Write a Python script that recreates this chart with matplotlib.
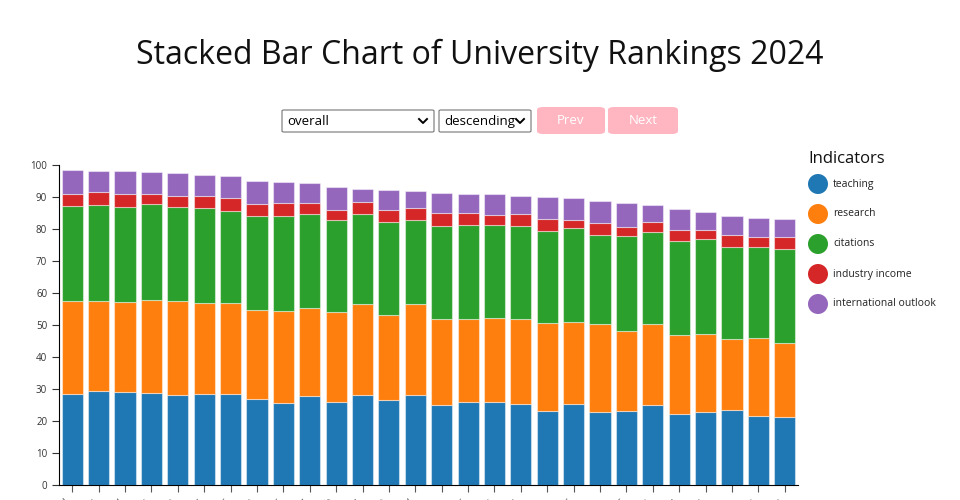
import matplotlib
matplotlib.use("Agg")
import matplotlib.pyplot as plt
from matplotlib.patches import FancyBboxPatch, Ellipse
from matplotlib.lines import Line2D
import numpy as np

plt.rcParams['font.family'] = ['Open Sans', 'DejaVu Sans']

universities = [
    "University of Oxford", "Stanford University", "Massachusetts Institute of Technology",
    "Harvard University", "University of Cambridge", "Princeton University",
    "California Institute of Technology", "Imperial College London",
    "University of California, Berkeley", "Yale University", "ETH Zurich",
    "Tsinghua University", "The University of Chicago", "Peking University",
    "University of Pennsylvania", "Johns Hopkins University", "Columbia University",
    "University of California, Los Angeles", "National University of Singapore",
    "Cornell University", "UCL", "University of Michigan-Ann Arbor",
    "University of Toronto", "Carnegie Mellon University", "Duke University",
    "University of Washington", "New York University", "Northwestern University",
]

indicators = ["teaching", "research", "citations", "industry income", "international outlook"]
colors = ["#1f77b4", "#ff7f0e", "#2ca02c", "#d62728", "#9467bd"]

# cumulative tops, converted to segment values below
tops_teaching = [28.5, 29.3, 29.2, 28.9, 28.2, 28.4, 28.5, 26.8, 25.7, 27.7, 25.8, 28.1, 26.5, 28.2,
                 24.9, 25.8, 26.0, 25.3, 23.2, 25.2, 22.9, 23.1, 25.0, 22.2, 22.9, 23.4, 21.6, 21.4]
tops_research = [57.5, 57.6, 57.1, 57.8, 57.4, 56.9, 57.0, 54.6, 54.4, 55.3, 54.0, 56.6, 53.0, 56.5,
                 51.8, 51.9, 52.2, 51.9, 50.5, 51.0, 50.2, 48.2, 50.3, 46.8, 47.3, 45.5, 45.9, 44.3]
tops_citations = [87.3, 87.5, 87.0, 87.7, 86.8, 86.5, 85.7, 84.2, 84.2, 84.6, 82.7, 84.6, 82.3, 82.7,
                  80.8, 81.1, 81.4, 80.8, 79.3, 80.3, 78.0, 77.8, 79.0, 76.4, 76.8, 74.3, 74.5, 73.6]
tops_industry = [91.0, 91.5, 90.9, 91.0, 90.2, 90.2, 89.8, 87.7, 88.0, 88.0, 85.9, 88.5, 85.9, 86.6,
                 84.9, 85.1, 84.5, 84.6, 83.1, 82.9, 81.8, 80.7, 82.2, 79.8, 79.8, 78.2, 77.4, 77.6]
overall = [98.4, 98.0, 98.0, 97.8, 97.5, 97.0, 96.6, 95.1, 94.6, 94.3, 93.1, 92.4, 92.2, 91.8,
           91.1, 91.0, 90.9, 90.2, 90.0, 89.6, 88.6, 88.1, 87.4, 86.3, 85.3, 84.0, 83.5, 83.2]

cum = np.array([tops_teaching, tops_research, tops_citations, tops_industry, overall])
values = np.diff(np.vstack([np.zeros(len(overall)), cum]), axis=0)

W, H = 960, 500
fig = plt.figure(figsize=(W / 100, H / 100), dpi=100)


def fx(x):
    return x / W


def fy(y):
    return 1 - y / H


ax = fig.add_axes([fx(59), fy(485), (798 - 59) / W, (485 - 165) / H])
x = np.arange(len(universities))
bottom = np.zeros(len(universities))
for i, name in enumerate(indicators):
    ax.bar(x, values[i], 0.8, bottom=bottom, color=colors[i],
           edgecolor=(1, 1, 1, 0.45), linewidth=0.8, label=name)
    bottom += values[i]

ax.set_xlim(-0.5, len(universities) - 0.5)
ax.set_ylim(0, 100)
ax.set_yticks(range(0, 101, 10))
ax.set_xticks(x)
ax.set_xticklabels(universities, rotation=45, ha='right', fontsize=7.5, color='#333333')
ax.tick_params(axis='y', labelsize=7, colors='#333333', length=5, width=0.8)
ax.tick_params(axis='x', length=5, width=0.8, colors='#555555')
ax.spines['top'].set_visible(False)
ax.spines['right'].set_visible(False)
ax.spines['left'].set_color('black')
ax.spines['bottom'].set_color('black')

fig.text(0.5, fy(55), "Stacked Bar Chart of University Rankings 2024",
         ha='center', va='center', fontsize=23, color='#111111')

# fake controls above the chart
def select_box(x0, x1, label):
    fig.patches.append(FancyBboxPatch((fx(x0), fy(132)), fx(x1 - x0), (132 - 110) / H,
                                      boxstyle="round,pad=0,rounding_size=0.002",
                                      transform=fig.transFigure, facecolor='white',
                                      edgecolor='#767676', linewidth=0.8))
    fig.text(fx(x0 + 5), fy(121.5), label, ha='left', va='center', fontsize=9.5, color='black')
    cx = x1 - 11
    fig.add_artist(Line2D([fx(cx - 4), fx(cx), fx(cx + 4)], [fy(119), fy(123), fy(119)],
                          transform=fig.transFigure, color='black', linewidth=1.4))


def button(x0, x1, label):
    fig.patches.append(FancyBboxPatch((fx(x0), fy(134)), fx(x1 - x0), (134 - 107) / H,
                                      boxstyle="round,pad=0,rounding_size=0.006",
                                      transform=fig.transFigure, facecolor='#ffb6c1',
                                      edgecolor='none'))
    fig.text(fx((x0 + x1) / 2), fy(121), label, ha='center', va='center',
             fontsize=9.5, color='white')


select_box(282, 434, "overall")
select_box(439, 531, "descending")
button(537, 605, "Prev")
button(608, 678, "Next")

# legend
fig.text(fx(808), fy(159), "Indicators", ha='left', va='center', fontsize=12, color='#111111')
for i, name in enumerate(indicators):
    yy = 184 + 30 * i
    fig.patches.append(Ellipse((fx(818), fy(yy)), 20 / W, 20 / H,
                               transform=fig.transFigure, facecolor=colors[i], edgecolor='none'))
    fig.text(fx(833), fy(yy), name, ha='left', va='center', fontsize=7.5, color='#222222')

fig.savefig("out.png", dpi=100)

--

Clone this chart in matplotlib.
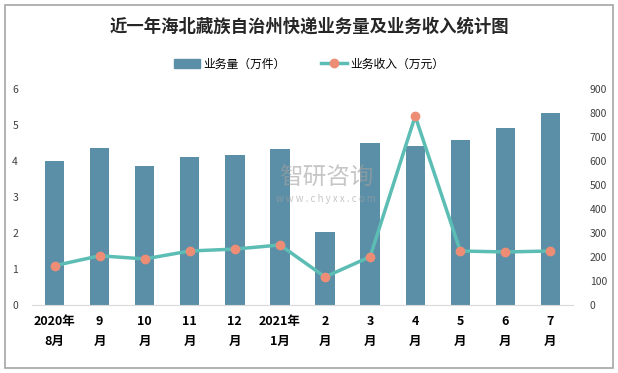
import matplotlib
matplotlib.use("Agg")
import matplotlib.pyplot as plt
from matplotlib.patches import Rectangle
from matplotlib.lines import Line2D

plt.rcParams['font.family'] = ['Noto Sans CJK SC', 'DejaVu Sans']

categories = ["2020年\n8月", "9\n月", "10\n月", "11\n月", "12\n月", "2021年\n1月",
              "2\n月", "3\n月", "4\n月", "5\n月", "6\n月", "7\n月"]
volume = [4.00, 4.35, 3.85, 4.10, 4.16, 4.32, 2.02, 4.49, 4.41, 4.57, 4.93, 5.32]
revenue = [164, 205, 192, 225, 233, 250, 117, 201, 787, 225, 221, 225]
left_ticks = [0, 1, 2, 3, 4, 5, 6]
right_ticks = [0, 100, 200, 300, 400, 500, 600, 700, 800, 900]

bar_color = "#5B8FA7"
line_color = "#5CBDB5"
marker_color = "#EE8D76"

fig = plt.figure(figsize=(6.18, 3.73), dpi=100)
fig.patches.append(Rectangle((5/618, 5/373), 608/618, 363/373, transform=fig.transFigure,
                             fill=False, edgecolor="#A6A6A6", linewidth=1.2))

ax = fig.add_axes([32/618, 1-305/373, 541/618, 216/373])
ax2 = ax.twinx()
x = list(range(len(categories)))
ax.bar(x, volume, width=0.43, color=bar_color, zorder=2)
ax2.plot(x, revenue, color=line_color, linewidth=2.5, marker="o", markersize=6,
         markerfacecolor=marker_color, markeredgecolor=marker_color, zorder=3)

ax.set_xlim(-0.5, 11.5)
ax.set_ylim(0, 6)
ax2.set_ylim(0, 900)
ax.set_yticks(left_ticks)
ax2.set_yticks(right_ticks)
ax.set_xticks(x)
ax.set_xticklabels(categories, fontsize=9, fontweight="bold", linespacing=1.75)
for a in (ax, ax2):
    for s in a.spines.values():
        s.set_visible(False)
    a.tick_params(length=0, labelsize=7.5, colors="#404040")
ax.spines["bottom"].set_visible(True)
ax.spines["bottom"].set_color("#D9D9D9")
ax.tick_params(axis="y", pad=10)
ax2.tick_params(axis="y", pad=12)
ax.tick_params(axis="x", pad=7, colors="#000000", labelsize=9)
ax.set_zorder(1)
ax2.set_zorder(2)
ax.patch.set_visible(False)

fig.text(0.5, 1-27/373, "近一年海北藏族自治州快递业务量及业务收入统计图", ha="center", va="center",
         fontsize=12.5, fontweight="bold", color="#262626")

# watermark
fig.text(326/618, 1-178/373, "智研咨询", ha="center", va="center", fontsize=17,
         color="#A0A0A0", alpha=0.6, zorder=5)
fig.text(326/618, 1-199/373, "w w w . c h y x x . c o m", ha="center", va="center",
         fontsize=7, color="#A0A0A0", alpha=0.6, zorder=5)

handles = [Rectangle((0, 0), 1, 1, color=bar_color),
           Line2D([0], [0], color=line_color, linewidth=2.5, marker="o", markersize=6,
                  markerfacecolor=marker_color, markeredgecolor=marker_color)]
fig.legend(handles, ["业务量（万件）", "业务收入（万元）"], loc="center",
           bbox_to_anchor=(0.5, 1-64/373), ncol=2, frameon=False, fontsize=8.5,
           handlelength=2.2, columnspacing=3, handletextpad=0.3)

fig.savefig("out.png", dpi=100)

--

# The problem:
Look above for the line containing "Write a Python", then write out every line from there down to the line containing "plt.rcParams['font.family'] = ['Open", that line included, with no pictures.

# Answer in full:
Write a Python script that recreates this chart with matplotlib.
import matplotlib
matplotlib.use("Agg")
import matplotlib.pyplot as plt
from matplotlib.patches import FancyBboxPatch, Ellipse
from matplotlib.lines import Line2D
import numpy as np

plt.rcParams['font.family'] = ['Open Sans', 'DejaVu Sans']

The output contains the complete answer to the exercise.